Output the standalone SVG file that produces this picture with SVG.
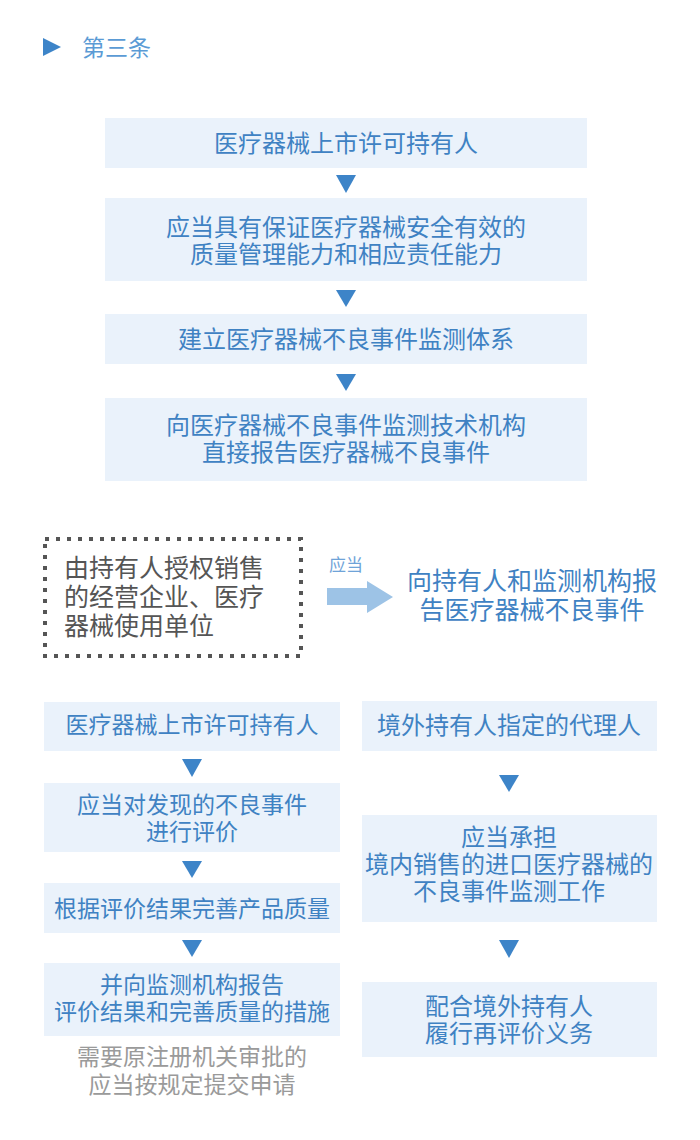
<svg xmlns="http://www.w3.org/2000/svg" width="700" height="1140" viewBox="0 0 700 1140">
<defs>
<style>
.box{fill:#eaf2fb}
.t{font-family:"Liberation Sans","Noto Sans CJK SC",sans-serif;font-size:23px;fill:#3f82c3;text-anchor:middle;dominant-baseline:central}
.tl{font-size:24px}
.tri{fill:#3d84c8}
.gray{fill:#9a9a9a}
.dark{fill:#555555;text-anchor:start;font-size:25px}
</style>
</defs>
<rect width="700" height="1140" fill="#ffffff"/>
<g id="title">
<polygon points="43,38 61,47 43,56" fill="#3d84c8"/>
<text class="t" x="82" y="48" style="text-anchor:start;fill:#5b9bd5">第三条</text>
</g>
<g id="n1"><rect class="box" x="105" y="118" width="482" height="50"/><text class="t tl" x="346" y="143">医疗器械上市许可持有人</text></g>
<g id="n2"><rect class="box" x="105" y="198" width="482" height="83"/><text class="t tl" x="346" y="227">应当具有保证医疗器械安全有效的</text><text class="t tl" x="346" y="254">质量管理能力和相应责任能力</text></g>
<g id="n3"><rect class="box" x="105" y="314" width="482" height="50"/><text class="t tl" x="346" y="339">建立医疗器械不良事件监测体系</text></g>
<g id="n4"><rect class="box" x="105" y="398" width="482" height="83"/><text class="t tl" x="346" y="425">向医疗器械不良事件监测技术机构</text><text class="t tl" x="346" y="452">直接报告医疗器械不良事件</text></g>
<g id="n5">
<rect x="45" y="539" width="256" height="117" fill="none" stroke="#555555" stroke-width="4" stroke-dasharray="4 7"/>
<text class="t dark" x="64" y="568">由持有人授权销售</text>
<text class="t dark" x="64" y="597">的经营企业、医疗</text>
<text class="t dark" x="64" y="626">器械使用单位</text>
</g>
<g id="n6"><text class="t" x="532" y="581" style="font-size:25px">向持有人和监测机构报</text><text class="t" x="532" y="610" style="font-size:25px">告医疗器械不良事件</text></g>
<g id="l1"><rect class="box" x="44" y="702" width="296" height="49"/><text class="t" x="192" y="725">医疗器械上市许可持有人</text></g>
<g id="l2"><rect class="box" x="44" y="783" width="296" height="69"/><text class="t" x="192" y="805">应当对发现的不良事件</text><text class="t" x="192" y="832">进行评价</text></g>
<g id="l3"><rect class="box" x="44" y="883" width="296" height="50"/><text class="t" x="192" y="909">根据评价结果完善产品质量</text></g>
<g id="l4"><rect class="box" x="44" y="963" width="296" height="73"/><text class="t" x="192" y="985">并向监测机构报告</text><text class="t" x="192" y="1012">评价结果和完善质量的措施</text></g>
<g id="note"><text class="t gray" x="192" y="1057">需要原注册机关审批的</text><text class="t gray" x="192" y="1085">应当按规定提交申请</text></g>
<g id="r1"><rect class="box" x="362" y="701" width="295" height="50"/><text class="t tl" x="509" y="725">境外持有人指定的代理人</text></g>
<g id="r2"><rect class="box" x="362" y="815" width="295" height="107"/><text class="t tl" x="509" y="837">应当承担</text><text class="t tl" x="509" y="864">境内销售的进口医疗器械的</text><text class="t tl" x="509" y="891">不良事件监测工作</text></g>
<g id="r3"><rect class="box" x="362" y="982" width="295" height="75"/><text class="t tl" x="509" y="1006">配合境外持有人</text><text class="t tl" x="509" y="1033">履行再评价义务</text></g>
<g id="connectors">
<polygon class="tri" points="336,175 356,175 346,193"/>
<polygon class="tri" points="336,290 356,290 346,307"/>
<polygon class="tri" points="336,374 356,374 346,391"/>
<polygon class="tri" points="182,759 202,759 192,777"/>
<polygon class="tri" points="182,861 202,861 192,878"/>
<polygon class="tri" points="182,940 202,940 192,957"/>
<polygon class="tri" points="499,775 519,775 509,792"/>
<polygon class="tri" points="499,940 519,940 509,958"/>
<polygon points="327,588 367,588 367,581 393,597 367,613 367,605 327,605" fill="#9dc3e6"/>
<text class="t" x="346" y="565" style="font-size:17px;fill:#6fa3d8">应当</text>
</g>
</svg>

→ **TO BE DONE**: In your copy of the listing above, reproduce each line exactly and omit all pictures.

→ **THE OUTPUT**:
Output the standalone SVG file that produces this picture with SVG.
<svg xmlns="http://www.w3.org/2000/svg" width="700" height="1140" viewBox="0 0 700 1140">
<defs>
<style>
.box{fill:#eaf2fb}
.t{font-family:"Liberation Sans","Noto Sans CJK SC",sans-serif;font-size:23px;fill:#3f82c3;text-anchor:middle;dominant-baseline:central}
.tl{font-size:24px}
.tri{fill:#3d84c8}
.gray{fill:#9a9a9a}
.dark{fill:#555555;text-anchor:start;font-size:25px}
</style>
</defs>
<rect width="700" height="1140" fill="#ffffff"/>
<g id="title">
<polygon points="43,38 61,47 43,56" fill="#3d84c8"/>
<text class="t" x="82" y="48" style="text-anchor:start;fill:#5b9bd5">第三条</text>
</g>
<g id="n1"><rect class="box" x="105" y="118" width="482" height="50"/><text class="t tl" x="346" y="143">医疗器械上市许可持有人</text></g>
<g id="n2"><rect class="box" x="105" y="198" width="482" height="83"/><text class="t tl" x="346" y="227">应当具有保证医疗器械安全有效的</text><text class="t tl" x="346" y="254">质量管理能力和相应责任能力</text></g>
<g id="n3"><rect class="box" x="105" y="314" width="482" height="50"/><text class="t tl" x="346" y="339">建立医疗器械不良事件监测体系</text></g>
<g id="n4"><rect class="box" x="105" y="398" width="482" height="83"/><text class="t tl" x="346" y="425">向医疗器械不良事件监测技术机构</text><text class="t tl" x="346" y="452">直接报告医疗器械不良事件</text></g>
<g id="n5">
<rect x="45" y="539" width="256" height="117" fill="none" stroke="#555555" stroke-width="4" stroke-dasharray="4 7"/>
<text class="t dark" x="64" y="568">由持有人授权销售</text>
<text class="t dark" x="64" y="597">的经营企业、医疗</text>
<text class="t dark" x="64" y="626">器械使用单位</text>
</g>
<g id="n6"><text class="t" x="532" y="581" style="font-size:25px">向持有人和监测机构报</text><text class="t" x="532" y="610" style="font-size:25px">告医疗器械不良事件</text></g>
<g id="l1"><rect class="box" x="44" y="702" width="296" height="49"/><text class="t" x="192" y="725">医疗器械上市许可持有人</text></g>
<g id="l2"><rect class="box" x="44" y="783" width="296" height="69"/><text class="t" x="192" y="805">应当对发现的不良事件</text><text class="t" x="192" y="832">进行评价</text></g>
<g id="l3"><rect class="box" x="44" y="883" width="296" height="50"/><text class="t" x="192" y="909">根据评价结果完善产品质量</text></g>
<g id="l4"><rect class="box" x="44" y="963" width="296" height="73"/><text class="t" x="192" y="985">并向监测机构报告</text><text class="t" x="192" y="1012">评价结果和完善质量的措施</text></g>
<g id="note"><text class="t gray" x="192" y="1057">需要原注册机关审批的</text><text class="t gray" x="192" y="1085">应当按规定提交申请</text></g>
<g id="r1"><rect class="box" x="362" y="701" width="295" height="50"/><text class="t tl" x="509" y="725">境外持有人指定的代理人</text></g>
<g id="r2"><rect class="box" x="362" y="815" width="295" height="107"/><text class="t tl" x="509" y="837">应当承担</text><text class="t tl" x="509" y="864">境内销售的进口医疗器械的</text><text class="t tl" x="509" y="891">不良事件监测工作</text></g>
<g id="r3"><rect class="box" x="362" y="982" width="295" height="75"/><text class="t tl" x="509" y="1006">配合境外持有人</text><text class="t tl" x="509" y="1033">履行再评价义务</text></g>
<g id="connectors">
<polygon class="tri" points="336,175 356,175 346,193"/>
<polygon class="tri" points="336,290 356,290 346,307"/>
<polygon class="tri" points="336,374 356,374 346,391"/>
<polygon class="tri" points="182,759 202,759 192,777"/>
<polygon class="tri" points="182,861 202,861 192,878"/>
<polygon class="tri" points="182,940 202,940 192,957"/>
<polygon class="tri" points="499,775 519,775 509,792"/>
<polygon class="tri" points="499,940 519,940 509,958"/>
<polygon points="327,588 367,588 367,581 393,597 367,613 367,605 327,605" fill="#9dc3e6"/>
<text class="t" x="346" y="565" style="font-size:17px;fill:#6fa3d8">应当</text>
</g>
</svg>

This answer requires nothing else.